Cet essai clinique est également l’un des premiers qui évalue un vecteur lentiviral (basé sur le VIH) pour délivrer la thérapie génique chez l’homme. Les vecteurs lentiviraux offrent l’avantage de s’intégrer dans des cellules qui ne se divisent pas, et ne s’insèrent pas préférentiellement près des promoteurs des gènes.
L’essai a été mené chez 4 patients infectés par le VIH et atteints d’un lymphome non hodgkinien lié au sida, récidivant ou à haut risque. Le traitement pour ce lymphome comprenait une thérapie myéloablative suivie d’une greffe autologue des CSH prélevées avant la myéloablation par aphérèse. L’équipe a précédemment démontré que leur procédure de greffe est associée à une très faible mortalité et une survie à long terme.
Vecteur lentiviral exprimant 3 ARNs.
Dans l’essai, avant la transplantation, DiGiusto et coll. ont modifié génétiquement une petite fraction de la population des CSH en introduisant un vecteur lentiviral exprimant 3 ARNs :
- un ARN ribozyme ciblant l’ARNm du CCR5 (co-récepteur pour le VIH) qui inhibe ainsi l’entrée virale ;
- un shARN tat/rev (ou « short hairpin ARN »), qui est clivé dans la cellule en un petit ARN interférant (siRNA) inhibant la production des protéines virales tat et rev importantes pour l’infection ;
- un leurre TAR ; cet ARN leurre fixe et séquestre la protéine Tat du VIH, et inhibe ainsi la transcription virale.
Les patients ont reçu une greffe de CSH modifiées suivie d’une greffe de CSH non modifiées (inclusion de ces dernières pour des raisons éthiques). On constate 11 jours après, une prise de greffe des cellules transfectées chez les 4 patients, et aucune toxicité à court terme liée à l’infusion des CSH modifiées.
Après un suivi moyen de 18 mois (6 à 24 mois), tous les patients restent en rémission du lymphome et l’étude démontre la survie à long terme des cellules transfectées. Une faible expression des ARNs par les vecteurs (dont les siARN et ribozyme) est détectée dans les cellules du sang périphérique et de la MO des patients pendant jusqu’à 24 mois. L’étude démontre donc l’innocuité et la faisabilité de l’approche.

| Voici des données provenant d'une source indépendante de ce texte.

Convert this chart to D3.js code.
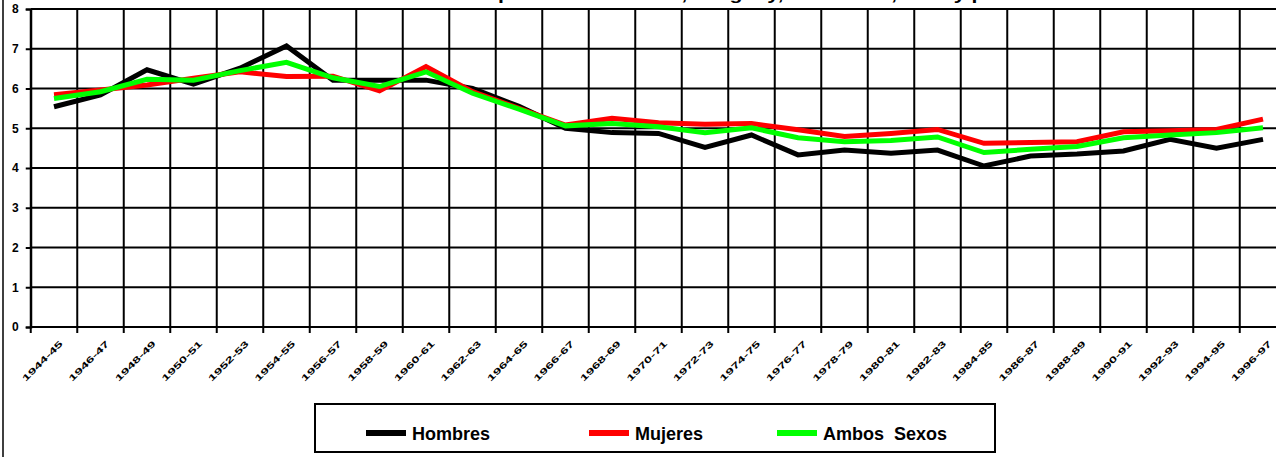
<!DOCTYPE html>
<html>
<head>
<meta charset="utf-8">
<script src="https://cdn.jsdelivr.net/npm/d3@7"></script>
<style>
  body { margin: 0; background: #fff; }
  svg { display: block; font-family: "Liberation Sans", Arial, sans-serif; }
</style>
</head>
<body>
<svg width="1276" height="457"></svg>
<script>
var svg = d3.select("svg"),
  width = +svg.attr("width"),
  height = +svg.attr("height");

// periodos (eje x)
var periodos = ["1944-45", "1946-47", "1948-49", "1950-51", "1952-53", "1954-55", "1956-57",
  "1958-59", "1960-61", "1962-63", "1964-65", "1966-67", "1968-69", "1970-71", "1972-73",
  "1974-75", "1976-77", "1978-79", "1980-81", "1982-83", "1984-85", "1986-87", "1988-89",
  "1990-91", "1992-93", "1994-95", "1996-97"];

var hombres = [5.54, 5.84, 6.47, 6.11, 6.51, 7.07, 6.21, 6.21, 6.21, 6.00, 5.55, 5.00, 4.89, 4.87,
  4.52, 4.83, 4.33, 4.45, 4.37, 4.45, 4.05, 4.30, 4.35, 4.43, 4.72, 4.50, 4.72];
var mujeres = [5.84, 5.96, 6.09, 6.26, 6.42, 6.30, 6.31, 5.94, 6.55, 5.92, 5.50, 5.08, 5.25, 5.14,
  5.10, 5.12, 4.96, 4.79, 4.87, 4.97, 4.62, 4.64, 4.66, 4.91, 4.94, 4.97, 5.23];
var ambos = [5.75, 5.92, 6.23, 6.21, 6.45, 6.66, 6.27, 6.05, 6.42, 5.88, 5.48, 5.06, 5.12, 5.04,
  4.89, 5.01, 4.76, 4.66, 4.69, 4.78, 4.39, 4.47, 4.54, 4.76, 4.83, 4.89, 5.01];

var yTicks = [0, 1, 2, 3, 4, 5, 6, 7, 8];

var series = [
  {name: "Hombres", values: hombres, color: "#000000"},
  {name: "Mujeres", values: mujeres, color: "#ff0000"},
  {name: "Ambos  Sexos", values: ambos, color: "#00ff00"}
];

// el grafico sigue mas alla del borde derecho (recortado)
var x = d3.scaleBand().domain(periodos).range([30.75, 30.75 + 46.5 * periodos.length]);
var y = d3.scaleLinear().domain([0, 8]).range([327, 9]);

// marco exterior
svg.append("rect")
  .attr("x", 3).attr("y", -10)
  .attr("width", width + 20).attr("height", height + 20)
  .attr("fill", "none").attr("stroke", "#000").attr("stroke-width", 1.5);

// titulo (cortado arriba, como en el original)
svg.append("text")
  .attr("x", 300).attr("y", 0)
  .attr("textLength", 760).attr("lengthAdjust", "spacingAndGlyphs")
  .style("font-weight", "bold").style("font-size", "17px")
  .text("Tasa de mortalidad por mil habitantes, Uruguay, 1944-1997, total y por sexo");

var g = svg.append("g");

// grilla horizontal
g.append("g").selectAll("line")
  .data(yTicks)
  .enter().append("line")
  .attr("x1", x.range()[0]).attr("x2", x.range()[1])
  .attr("y1", d => y(d)).attr("y2", d => y(d))
  .attr("stroke", "#000").attr("stroke-width", 2);

// grilla vertical (limites de categoria)
var bordes = periodos.map(d => x(d)).concat([x.range()[1]]);
g.append("g").selectAll("line")
  .data(bordes)
  .enter().append("line")
  .attr("x1", d => d).attr("x2", d => d)
  .attr("y1", y(8)).attr("y2", y(0) + 6)
  .attr("stroke", "#000").attr("stroke-width", 2);

// eje y
var yAxis = g.append("g")
  .attr("transform", "translate(" + x.range()[0] + ",0)")
  .call(d3.axisLeft(y).tickValues(yTicks).tickSize(5).tickPadding(7).tickFormat(d3.format("d")));
yAxis.select(".domain").attr("stroke-width", 2);
yAxis.selectAll(".tick line").attr("stroke-width", 2);
yAxis.selectAll("text")
  .style("font-size", "12px").style("font-weight", "bold")
  .style("font-family", "Liberation Sans, Arial, sans-serif");

// etiquetas del eje x
g.append("g").selectAll("text")
  .data(periodos)
  .enter().append("text")
  .attr("transform", d => "translate(" + (x(d) + x.bandwidth() / 2 + 5) + ",340) rotate(-45) scale(1,0.6)")
  .attr("text-anchor", "end")
  .attr("dy", "0.7em")
  .style("font-size", "14.5px").style("font-weight", "bold")
  .text(d => d);

// lineas de series
var line = d3.line()
  .x((d, i) => x(periodos[i]) + x.bandwidth() / 2)
  .y(d => y(d));

g.append("g").selectAll("path")
  .data(series)
  .enter().append("path")
  .attr("d", d => line(d.values))
  .attr("fill", "none")
  .attr("stroke", d => d.color)
  .attr("stroke-width", 5)
  .attr("stroke-linejoin", "miter");

// leyenda
var legend = svg.append("g");
legend.append("rect")
  .attr("x", 315).attr("y", 404)
  .attr("width", 680).attr("height", 48)
  .attr("fill", "#fff").attr("stroke", "#000").attr("stroke-width", 2);

var legX = [366, 589, 777];
var item = legend.selectAll("g.item")
  .data(series)
  .enter().append("g")
  .attr("class", "item")
  .attr("transform", (d, i) => "translate(" + legX[i] + ",433)");
item.append("line")
  .attr("x1", 0).attr("x2", 40)
  .attr("stroke", d => d.color).attr("stroke-width", 6);
item.append("text")
  .attr("x", 46).attr("y", 7)
  .style("font-size", "18px").style("font-weight", "bold")
  .style("white-space", "pre")
  .attr("xml:space", "preserve")
  .text(d => d.name);
</script>
</body>
</html>
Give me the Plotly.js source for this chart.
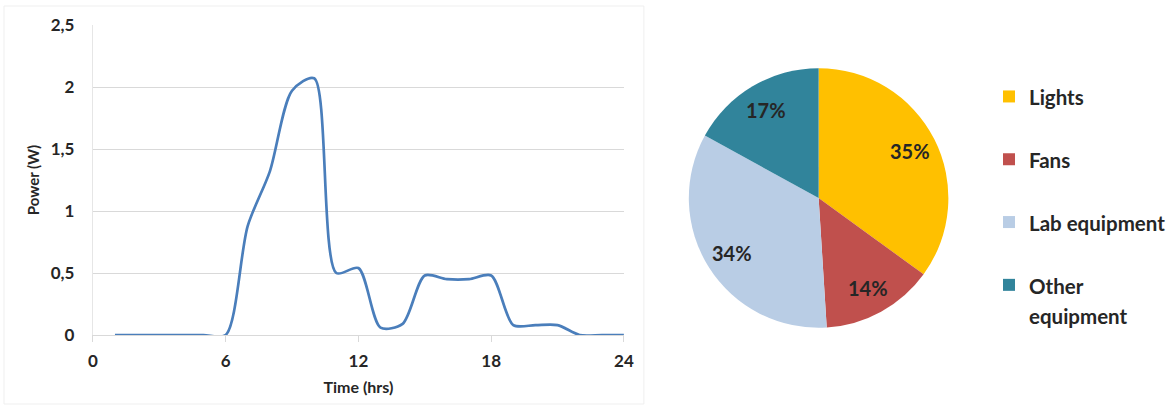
<!DOCTYPE html>
<html>
<head>
<meta charset="utf-8">
<script src="https://cdn.plot.ly/plotly-3.0.1.min.js"></script>
<style>
html,body{margin:0;padding:0;background:#ffffff;}
#chart{width:1171px;height:411px;}
</style>
</head>
<body>
<div id="chart"></div>
<script>
// ---- Data: daily power profile ----
const hours = [1, 2, 3, 4, 5, 6, 7, 8, 9, 10, 11, 12, 13, 14, 15, 16, 17, 18, 19, 20, 21, 22, 23, 24];
const power = [0, 0, 0, 0, 0, 0, 0.88, 1.32, 1.97, 2.07, 0.5, 0.54, 0.06, 0.09, 0.48, 0.45, 0.45, 0.48, 0.08, 0.08, 0.08, 0, 0, 0];
const xTickVals = [0, 6, 12, 18, 24];
const xTickText = ['0', '6', '12', '18', '24'];
const yTickVals = [0, 0.5, 1, 1.5, 2, 2.5];

// ---- Data: consumption split ----
const categories = ['Lights', 'Fans', 'Lab equipment', 'Other equipment'];
const shares = [35, 14, 34, 17];
const sliceColors = ['#FFC000', '#C0504D', '#B9CDE5', '#31849B'];

const W = 1171, H = 411;
const px = v => v / W;
const py = v => 1 - v / H;

const FONT = 'Lato, "Open Sans", "DejaVu Sans", sans-serif';
const TXT = '#262626';

// pie placement (pixels)
const PIE_CX = 820, PIE_CY = 198, PIE_R = 130;

// legend labels: two-line entries so the items are spaced as in the reference
const legendLabels = categories.map(c => {
  const t = c === 'Other equipment' ? 'Other<br>equipment' : c + '<br> ';
  return t.split('<br>').map(s => '<span style="font-size:20.5px">' + s + '</span>').join('<br>');
});

// percentage labels placed at each slice's mid-angle (Excel style)
const total = shares.reduce((a, b) => a + b, 0);
let cum = 0;
const pctAnnotations = shares.map(v => {
  const mid = (cum + v / 2) / total;
  cum += v;
  const th = mid * 2 * Math.PI;
  const r = 0.79 * PIE_R;
  return {
    xref: 'paper', yref: 'paper',
    x: px(PIE_CX + r * Math.sin(th)),
    y: py(PIE_CY - r * Math.cos(th)),
    text: v + '%',
    showarrow: false,
    xanchor: 'center', yanchor: 'middle',
    font: {family: FONT, size: 20, color: TXT, weight: 700}
  };
});

const lineTrace = {
  type: 'scatter',
  mode: 'lines',
  x: hours,
  y: power,
  line: {color: '#4A7EBB', width: 2.7, shape: 'spline', smoothing: 0.8},
  showlegend: false,
  hoverinfo: 'x+y'
};

const pieTrace = {
  type: 'pie',
  labels: legendLabels,
  values: shares,
  marker: {colors: sliceColors, line: {color: '#ffffff', width: 0}},
  sort: false,
  direction: 'clockwise',
  rotation: 0,
  textinfo: 'none',
  domain: {x: [px(PIE_CX - PIE_R), px(PIE_CX + PIE_R)], y: [py(PIE_CY + PIE_R), py(PIE_CY - PIE_R)]},
  hoverinfo: 'label+percent'
};

const layout = {
  width: W,
  height: H,
  margin: {l: 0, r: 0, t: 0, b: 0},
  paper_bgcolor: '#ffffff',
  plot_bgcolor: '#ffffff',
  separators: ',.',
  font: {family: FONT, color: TXT},
  xaxis: {
    domain: [px(93), px(625)],
    range: [0, 24],
    tickvals: xTickVals,
    ticktext: xTickText,
    ticks: 'outside',
    ticklen: 6,
    tickcolor: '#d9d9d9',
    tickwidth: 1,
    ticklabelstandoff: 5,
    showgrid: false,
    zeroline: false,
    showline: true,
    linecolor: '#d9d9d9',
    linewidth: 1,
    tickfont: {family: FONT, size: 17, color: TXT, weight: 700},
    title: {text: 'Time (hrs)', font: {family: FONT, size: 16, color: TXT, weight: 700}, standoff: 11},
    fixedrange: true
  },
  yaxis: {
    domain: [py(335), py(25)],
    range: [0, 2.5],
    tickvals: yTickVals,
    ticks: '',
    showgrid: true,
    gridcolor: '#d9d9d9',
    gridwidth: 1,
    zeroline: false,
    showline: true,
    linecolor: '#e6e6e6',
    linewidth: 1,
    ticklabelstandoff: 14,
    tickfont: {family: FONT, size: 17, color: TXT, weight: 700},
    title: {text: 'Power (W)', font: {family: FONT, size: 15, color: TXT, weight: 700}, standoff: 7},
    fixedrange: true
  },
  legend: {
    x: px(991),
    xanchor: 'left',
    y: py(75),
    yanchor: 'top',
    valign: 'top',
    font: {family: FONT, size: 23, color: TXT, weight: 700},
    bgcolor: 'rgba(0,0,0,0)',
    traceorder: 'normal'
  },
  annotations: pctAnnotations,
  shapes: [{
    type: 'rect', xref: 'paper', yref: 'paper',
    x0: px(4), x1: px(645), y0: py(404), y1: py(6),
    line: {color: '#efefef', width: 1}, fillcolor: 'rgba(0,0,0,0)', layer: 'below'
  }]
};

Plotly.newPlot('chart', [lineTrace, pieTrace], layout, {displayModeBar: false, staticPlot: true});
</script>
</body>
</html>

« L’expression prolongée du siARN et du ribozyme pendant jusqu’à 24 mois après l’infusion marque un premier jalon dans le développement d’une thérapie génique des cellules souches pour l’infection VIH », soulignent les chercheurs.
Le terrain préparé.
« Nous avons prouvé que l’on peut modifier génétiquement les propres cellules souches des patients et obtenir une prise de greffe et une expression des gènes anti-VIH, ce qui prépare le terrain pour de futurs traitements contenant davantage de cellules souches modifiées », explique au « Quotidien » le Pr Rossi.
« Cette approche pourrait être utilisée en théorie pour tous les patients infectés par le VIH, mais nous changerions alors la procédure pour créer plus d’espace dans la moelle osseuse pour la prise de greffe. »
Selon le Pr Rossi, la thérapie génique devrait remplacer dans le futur la thérapie antirétrovirale hautement active (HAART), mais dans un premier temps elle pourrait simplement être utilisée en association avec le traitement HAART afin de réduire les doses du régime HAART et les toxicités associées.
« Dans l’année qui vient, nous administrerons un plus grand nombre de cellules souches génétiquement modifiées à 1 ou 2 patients (essai de phase 1), afin d’améliorer le nombre de cellules sanguines génétiquement modifiées ; nous interromprons peut-être le traitement HAART pour voir si cela favorise l’expansion du nombre des cellules génétiquement modifiées », laisse entrevoir le Pr Rossi.
Science Translational Medicine, DiGiusto et coll., 16 juin 2010.